Les scénarios d’un rapprochement entre la Turquie et l’OCS

L’évolution des relations entre la Turquie et l’OCS dépend de deux types de facteurs : l’un a trait au statut de la Turquie au sein de l’organisation (rejetée, intégrée, hybridée), l’autre aux évolutions de l’organisation elle-même (maintien de la spécialisation sécuritaire, diversification).

Un premier scénario, « bluff à l’OCS », part de l’idée que l’affichage d’un rapprochement avec l’OCS n’est qu’une manœuvre turque à destination du partenaire américain et des Européens. Dans ce cadre, l’évocation régulière d’un rapprochement avec l’Union économique eurasiatique, l’OCS ou les BRICS n’a qu’une fonction déclaratoire.
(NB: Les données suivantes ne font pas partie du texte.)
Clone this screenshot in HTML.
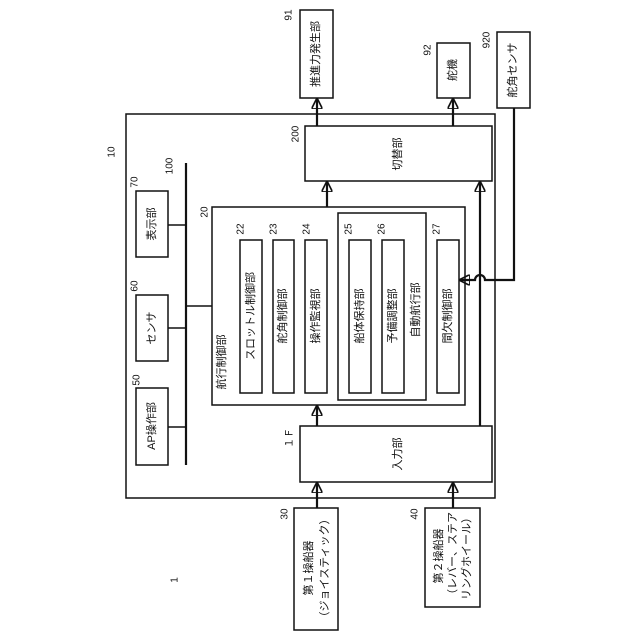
<!DOCTYPE html>
<html><head><meta charset="utf-8"><style>
html,body{margin:0;padding:0;background:#fff}
svg{display:block}
text{font-family:"Liberation Sans","Noto Sans CJK JP",sans-serif;fill:#111}
.t{font-size:11px;text-anchor:middle;dominant-baseline:central}
.n{font-size:10px;text-anchor:middle;dominant-baseline:central}
rect{fill:none;stroke:#111;stroke-width:1.5}
line,path{stroke:#111;stroke-width:1.5;fill:none}
.b{stroke-width:2.2}
</style></head><body>
<svg width="640" height="640" viewBox="0 0 640 640">
<defs><marker id="a" viewBox="0 0 10 10" refX="9" refY="5" markerWidth="5" markerHeight="5" orient="auto"><path d="M0,0L10,5L0,10z" fill="#111" stroke="none"/></marker></defs>
<!-- outer -->
<rect x="126" y="114" width="369" height="384"/>
<!-- 200 -->
<rect x="305" y="126" width="187" height="55"/>
<text class="t" transform="translate(398,154) rotate(-90)">切替部</text>
<!-- bus -->
<line class="b" x1="186" y1="163" x2="186" y2="465"/>
<line x1="168" y1="225" x2="186" y2="225"/>
<line x1="168" y1="328" x2="186" y2="328"/>
<line x1="168" y1="427" x2="186" y2="427"/>
<line x1="186" y1="306" x2="212" y2="306"/>
<rect x="136" y="191" width="32" height="66"/>
<text class="t" transform="translate(152,224) rotate(-90)">表示部</text>
<rect x="136" y="295" width="32" height="66"/>
<text class="t" transform="translate(152,328) rotate(-90)">センサ</text>
<rect x="136" y="388" width="32" height="77"/>
<text class="t" transform="translate(152,426) rotate(-90)">AP操作部</text>
<!-- 20 -->
<rect x="212" y="207" width="253" height="198"/>
<text class="t" transform="translate(222,362) rotate(-90)">航行制御部</text>
<rect x="240" y="240" width="22" height="153"/>
<text class="t" transform="translate(251,316) rotate(-90)">スロットル制御部</text>
<rect x="273" y="240" width="21" height="153"/>
<text class="t" transform="translate(283,316) rotate(-90)">舵角制御部</text>
<rect x="305" y="240" width="22" height="153"/>
<text class="t" transform="translate(316,316) rotate(-90)">操作監視部</text>
<rect x="338" y="213" width="88" height="187"/>
<rect x="349" y="240" width="22" height="153"/>
<text class="t" transform="translate(360,316) rotate(-90)">船体保持部</text>
<rect x="382" y="240" width="22" height="153"/>
<text class="t" transform="translate(393,316) rotate(-90)">予備調整部</text>
<text class="t" transform="translate(416,310) rotate(-90)">自動航行部</text>
<rect x="437" y="240" width="22" height="153"/>
<text class="t" transform="translate(448,316) rotate(-90)">間欠制御部</text>
<!-- input -->
<rect x="300" y="426" width="192" height="56"/>
<text class="t" transform="translate(398,454) rotate(-90)">入力部</text>
<!-- arrows inside -->
<line class="b" x1="327" y1="207" x2="327" y2="182" marker-end="url(#a)"/>
<line class="b" x1="317" y1="426" x2="317" y2="406" marker-end="url(#a)"/>
<line class="b" x1="480" y1="426" x2="480" y2="182" marker-end="url(#a)"/>
<!-- top boxes -->
<rect x="300" y="10" width="33" height="88"/>
<text class="t" transform="translate(316,54) rotate(-90)">推進力発生部</text>
<rect x="437" y="43" width="33" height="55"/>
<text class="t" transform="translate(453,70) rotate(-90)">舵機</text>
<rect x="497" y="32" width="33" height="76"/>
<text class="t" transform="translate(513,70) rotate(-90)">舵角センサ</text>
<line class="b" x1="317" y1="126" x2="317" y2="99" marker-end="url(#a)"/>
<line class="b" x1="453" y1="126" x2="453" y2="99" marker-end="url(#a)"/>
<path class="b" d="M514,108 V280 H485 A5,5 0 0 0 475,280 H460" marker-end="url(#a)"/>
<!-- bottom boxes -->
<rect x="294" y="508" width="44" height="122"/>
<text class="t" transform="translate(309,568) rotate(-90)">第１操船器</text>
<text class="t" transform="translate(325,568) rotate(-90)">（ジョイスティック）</text>
<rect x="425" y="508" width="55" height="99"/>
<text class="t" transform="translate(439,556) rotate(-90)">第２操船器</text>
<text class="t" transform="translate(453,556) rotate(-90)">（レバー、ステア</text>
<text class="t" transform="translate(467,556) rotate(-90)">リングホイール）</text>
<line class="b" x1="317" y1="508" x2="317" y2="483" marker-end="url(#a)"/>
<line class="b" x1="453" y1="508" x2="453" y2="483" marker-end="url(#a)"/>
<!-- labels -->
<text class="n" transform="translate(112,152) rotate(-90)">10</text>
<text class="n" transform="translate(170,166) rotate(-90)">100</text>
<text class="n" transform="translate(135,182) rotate(-90)">70</text>
<text class="n" transform="translate(135,286) rotate(-90)">60</text>
<text class="n" transform="translate(137,380) rotate(-90)">50</text>
<text class="n" transform="translate(205,212) rotate(-90)">20</text>
<text class="n" transform="translate(241,229) rotate(-90)">22</text>
<text class="n" transform="translate(274,229) rotate(-90)">23</text>
<text class="n" transform="translate(307,229) rotate(-90)">24</text>
<text class="n" transform="translate(349,229) rotate(-90)">25</text>
<text class="n" transform="translate(382,229) rotate(-90)">26</text>
<text class="n" transform="translate(437,229) rotate(-90)">27</text>
<text class="n" transform="translate(296,134) rotate(-90)">200</text>
<text class="n" transform="translate(290,438) rotate(-90)">１Ｆ</text>
<text class="n" transform="translate(289,15) rotate(-90)">91</text>
<text class="n" transform="translate(428,50) rotate(-90)">92</text>
<text class="n" transform="translate(487,40) rotate(-90)">920</text>
<text class="n" transform="translate(285,514) rotate(-90)">30</text>
<text class="n" transform="translate(415,514) rotate(-90)">40</text>
<text class="n" transform="translate(175,580) rotate(-90)">1</text>
</svg>
</body></html>
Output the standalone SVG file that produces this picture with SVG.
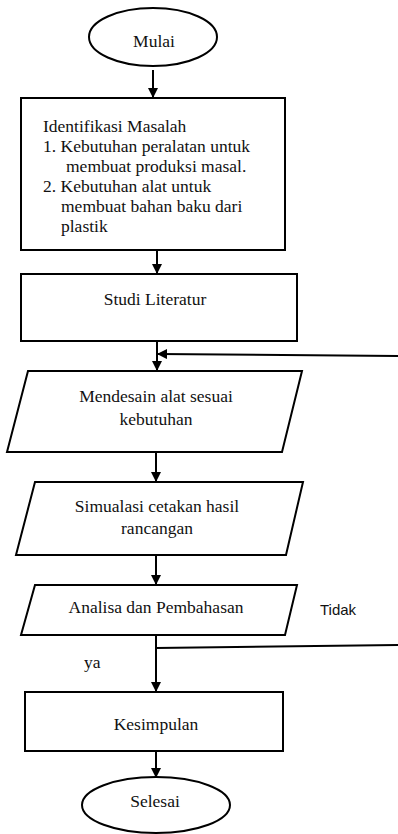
<svg xmlns="http://www.w3.org/2000/svg" width="398" height="834" viewBox="0 0 398 834">
<defs>
<marker id="ah" markerWidth="10" markerHeight="10" refX="9" refY="5" orient="auto" markerUnits="userSpaceOnUse">
<path d="M0,0 L10,5 L0,10 Z" fill="#000"/>
</marker>
<style>
.s{fill:#fff;stroke:#000;stroke-width:2}
.t{font-family:"Liberation Serif","Times New Roman",Tinos,"DejaVu Serif",serif;font-size:17.5px;fill:#111}
.c{text-anchor:middle}
.l{fill:none;stroke:#000;stroke-width:2}
.sans{font-family:"Liberation Sans",Arial,sans-serif;font-size:15px;fill:#111}
</style>
</defs>
<rect width="398" height="834" fill="#fff"/>
<g id="connectors">
<line class="l" x1="153" y1="70" x2="153" y2="97" marker-end="url(#ah)"/>
<line class="l" x1="157" y1="250" x2="157" y2="273" marker-end="url(#ah)"/>
<line class="l" x1="157" y1="341" x2="157" y2="370" marker-end="url(#ah)"/>
<line class="l" x1="398" y1="356" x2="158" y2="354" marker-end="url(#ah)"/>
<line class="l" x1="156" y1="452" x2="156" y2="481" marker-end="url(#ah)"/>
<line class="l" x1="156" y1="555" x2="156" y2="584" marker-end="url(#ah)"/>
<line class="l" x1="156" y1="635" x2="156" y2="691" marker-end="url(#ah)"/>
<line class="l" x1="156" y1="648" x2="398" y2="645"/>
<line class="l" x1="156" y1="751" x2="156" y2="777" marker-end="url(#ah)"/>
<text class="sans" x="320" y="615">Tidak</text>
<text class="t" x="84" y="668">ya</text>
</g>
<g id="mulai">
<ellipse class="s" cx="153" cy="37" rx="64" ry="29"/>
<text class="t c" x="154" y="47">Mulai</text>
</g>
<g id="identifikasi">
<rect class="s" x="21" y="98" width="264" height="152"/>
<text class="t" x="43" y="132">Identifikasi Masalah</text>
<text class="t" x="43" y="152">1. Kebutuhan peralatan untuk</text>
<text class="t" x="66" y="172">membuat produksi masal.</text>
<text class="t" x="43" y="192">2. Kebutuhan alat untuk</text>
<text class="t" x="61" y="212">membuat bahan baku dari</text>
<text class="t" x="61" y="232">plastik</text>
</g>
<g id="studi">
<rect class="s" x="21" y="274" width="276" height="67"/>
<text class="t c" x="155" y="305">Studi Literatur</text>
</g>
<g id="mendesain">
<polygon class="s" points="28,371 302,371 282,452 7,452"/>
<text class="t c" x="156" y="402">Mendesain alat sesuai</text>
<text class="t c" x="156" y="425">kebutuhan</text>
</g>
<g id="simulasi">
<polygon class="s" points="35,482 303,482 286,555 16,555"/>
<text class="t c" x="157" y="512">Simualasi cetakan hasil</text>
<text class="t c" x="157" y="534">rancangan</text>
</g>
<g id="analisa">
<polygon class="s" points="35,585 297,585 285,635 21,635"/>
<text class="t c" x="156" y="613">Analisa dan Pembahasan</text>
</g>
<g id="kesimpulan">
<rect class="s" x="25" y="692" width="258" height="59"/>
<text class="t c" x="156" y="730">Kesimpulan</text>
</g>
<g id="selesai">
<ellipse class="s" cx="156" cy="805" rx="74" ry="28"/>
<text class="t c" x="155" y="807">Selesai</text>
</g>
</svg>
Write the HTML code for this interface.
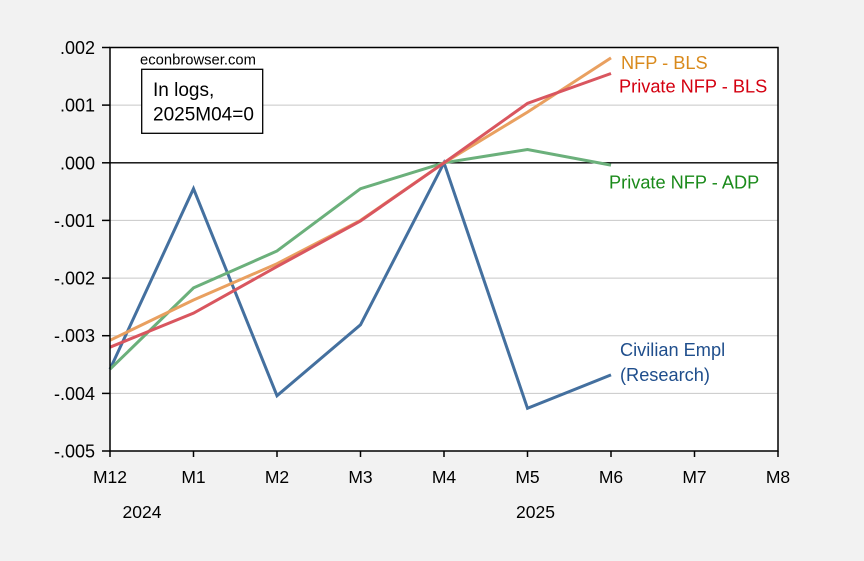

Une alternative, le scénario « arrimage à l’OCS » pourrait voir l’émergence d’une décision radicale du président turc, à savoir la sortie de la Turquie de l’OTAN et une réorientation vers l’OCS. Elle supposerait une décision d’expulser les soldats américains présents dans le pays, chose qui n’a pas été faite après le coup d’État. La présence américaine prévient ce type de scénario, sauf à ce qu’un rejet apparaisse nettement dans l’opinion publique.

Enfin, un autre scénario est celui de l’ « alliance hybride » : ni politique déclaratoire ni changement d’alliance, la Turquie sera amenée à envisager une politique multi-partenariale en fonction des enjeux et des moments. Elle jouera un rôle au sein de l’OTAN, de blocage interne – comme le Royaume-Uni au sein de l’UE – ce qui ne rend pas pour autant inéluctable sa sortie, tout en cherchant à tirer bénéfice de l’intégration économique eurasiatique.